__Information supplied__.
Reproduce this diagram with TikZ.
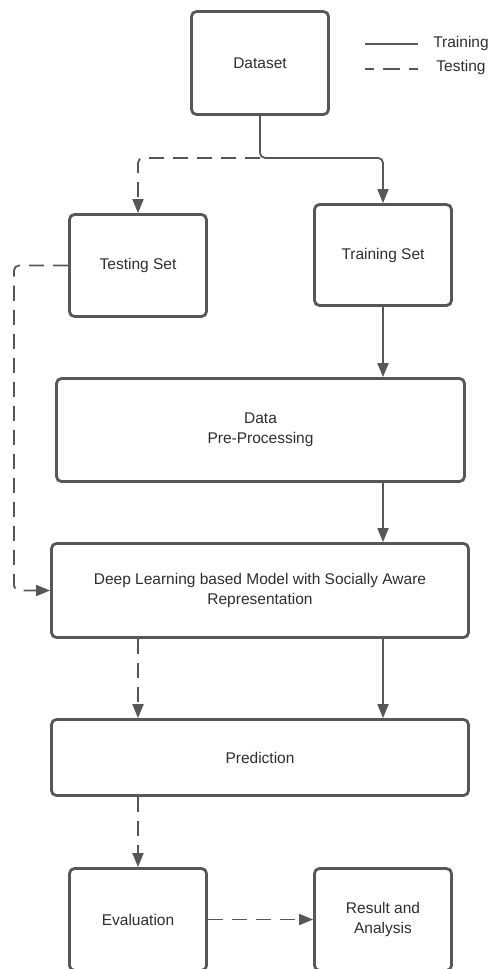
\documentclass[tikz,border=0pt]{standalone}
\usepackage{fontspec}
\setmainfont{Liberation Sans}
\usetikzlibrary{arrows.meta}
\definecolor{ink}{HTML}{575757}
\definecolor{txt}{HTML}{2E2E2E}

\begin{document}
\begin{tikzpicture}[x=1pt,y=-1pt,
  box/.style={draw=ink, line width=2.8pt, rounded corners=5pt, fill=white,
    font=\fontsize{15.5}{20}\selectfont, text=txt, align=center, inner sep=0pt},
  flow/.style={draw=ink, line width=1.8pt, rounded corners=5pt,
    -{Triangle[length=14pt,width=11pt]}},
  testflow/.style={flow, dash pattern=on 15pt off 9pt},
  legendtext/.style={font=\fontsize{15.5}{18}\selectfont, text=txt, inner sep=0pt}]
\useasboundingbox (0,0) rectangle (490,969);
\clip (0,0) rectangle (490,969);

% process boxes
\node[box, minimum width=137pt, minimum height=103pt] (dataset)    at (260,63)    {Dataset};
\node[box, minimum width=137pt, minimum height=102pt] (testing)    at (138,265.5) {Testing Set};
\node[box, minimum width=137pt, minimum height=101pt] (training)   at (383,255)   {Training Set};
\node[box, minimum width=408pt, minimum height=103pt] (pre)        at (260.5,430) {Data\\Pre-Processing};
\node[box, minimum width=417pt, minimum height=94pt]  (deep)       at (260,590.5) {Deep Learning based Model with Socially Aware\\Representation};
\node[box, minimum width=417pt, minimum height=76pt]  (prediction) at (260,757.5) {Prediction};
\node[box, minimum width=137pt, minimum height=102pt] (evaluation) at (138,919.5) {Evaluation};
\node[box, minimum width=137pt, minimum height=102pt] (result)     at (383,919.5) {Result and\\Analysis};

% legend
\node[legendtext] (legtrain) at (461,43) {Training};
\node[legendtext] (legtest)  at (461,67) {Testing};
\coordinate (ltrA) at (365,44);
\coordinate (ltrB) at (418,44);
\coordinate (lteA) at (365,69);
\coordinate (lteB) at (418,69);
\draw[ink, line width=1.6pt] (ltrA) -- (ltrB);
\draw[ink, line width=1.6pt, dash pattern=on 17pt off 9pt, dash phase=8pt] (lteA) -- (lteB);

% split of the dataset
\path (dataset.south) ++(0,42) coordinate (split);
\draw[flow] (dataset.south) -- (split) -| (training.north);
\draw[testflow] (split) -| (testing.north);

% testing path into the model
\draw[testflow] (testing.west) -- (testing.west -| 14,0) |- (deep.west);

% training path
\draw[flow] (training.south) -- (training.south |- pre.north);
\draw[flow] (pre.south -| training.south) -- (deep.north -| training.south);
\draw[flow] (deep.south -| training.south) -- (prediction.north -| training.south);

% testing path after the model
\draw[testflow] (deep.south -| testing.south) -- (prediction.north -| testing.south);
\draw[testflow] (prediction.south -| evaluation.north) -- (evaluation.north);
\draw[testflow] (evaluation.east) -- (result.west);
\end{tikzpicture}
\end{document}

__What this task involves__. Quote all the lines above exactly as given. Do not include the pictures.

__Solution__.
Reproduce this diagram with TikZ.
\documentclass[tikz,border=0pt]{standalone}
\usepackage{fontspec}
\setmainfont{Liberation Sans}
\usetikzlibrary{arrows.meta}
\definecolor{ink}{HTML}{575757}
\definecolor{txt}{HTML}{2E2E2E}

\begin{document}
\begin{tikzpicture}[x=1pt,y=-1pt,
  box/.style={draw=ink, line width=2.8pt, rounded corners=5pt, fill=white,
    font=\fontsize{15.5}{20}\selectfont, text=txt, align=center, inner sep=0pt},
  flow/.style={draw=ink, line width=1.8pt, rounded corners=5pt,
    -{Triangle[length=14pt,width=11pt]}},
  testflow/.style={flow, dash pattern=on 15pt off 9pt},
  legendtext/.style={font=\fontsize{15.5}{18}\selectfont, text=txt, inner sep=0pt}]
\useasboundingbox (0,0) rectangle (490,969);
\clip (0,0) rectangle (490,969);

% process boxes
\node[box, minimum width=137pt, minimum height=103pt] (dataset)    at (260,63)    {Dataset};
\node[box, minimum width=137pt, minimum height=102pt] (testing)    at (138,265.5) {Testing Set};
\node[box, minimum width=137pt, minimum height=101pt] (training)   at (383,255)   {Training Set};
\node[box, minimum width=408pt, minimum height=103pt] (pre)        at (260.5,430) {Data\\Pre-Processing};
\node[box, minimum width=417pt, minimum height=94pt]  (deep)       at (260,590.5) {Deep Learning based Model with Socially Aware\\Representation};
\node[box, minimum width=417pt, minimum height=76pt]  (prediction) at (260,757.5) {Prediction};
\node[box, minimum width=137pt, minimum height=102pt] (evaluation) at (138,919.5) {Evaluation};
\node[box, minimum width=137pt, minimum height=102pt] (result)     at (383,919.5) {Result and\\Analysis};

% legend
\node[legendtext] (legtrain) at (461,43) {Training};
\node[legendtext] (legtest)  at (461,67) {Testing};
\coordinate (ltrA) at (365,44);
\coordinate (ltrB) at (418,44);
\coordinate (lteA) at (365,69);
\coordinate (lteB) at (418,69);
\draw[ink, line width=1.6pt] (ltrA) -- (ltrB);
\draw[ink, line width=1.6pt, dash pattern=on 17pt off 9pt, dash phase=8pt] (lteA) -- (lteB);

% split of the dataset
\path (dataset.south) ++(0,42) coordinate (split);
\draw[flow] (dataset.south) -- (split) -| (training.north);
\draw[testflow] (split) -| (testing.north);

% testing path into the model
\draw[testflow] (testing.west) -- (testing.west -| 14,0) |- (deep.west);

% training path
\draw[flow] (training.south) -- (training.south |- pre.north);
\draw[flow] (pre.south -| training.south) -- (deep.north -| training.south);
\draw[flow] (deep.south -| training.south) -- (prediction.north -| training.south);

% testing path after the model
\draw[testflow] (deep.south -| testing.south) -- (prediction.north -| testing.south);
\draw[testflow] (prediction.south -| evaluation.north) -- (evaluation.north);
\draw[testflow] (evaluation.east) -- (result.west);
\end{tikzpicture}
\end{document}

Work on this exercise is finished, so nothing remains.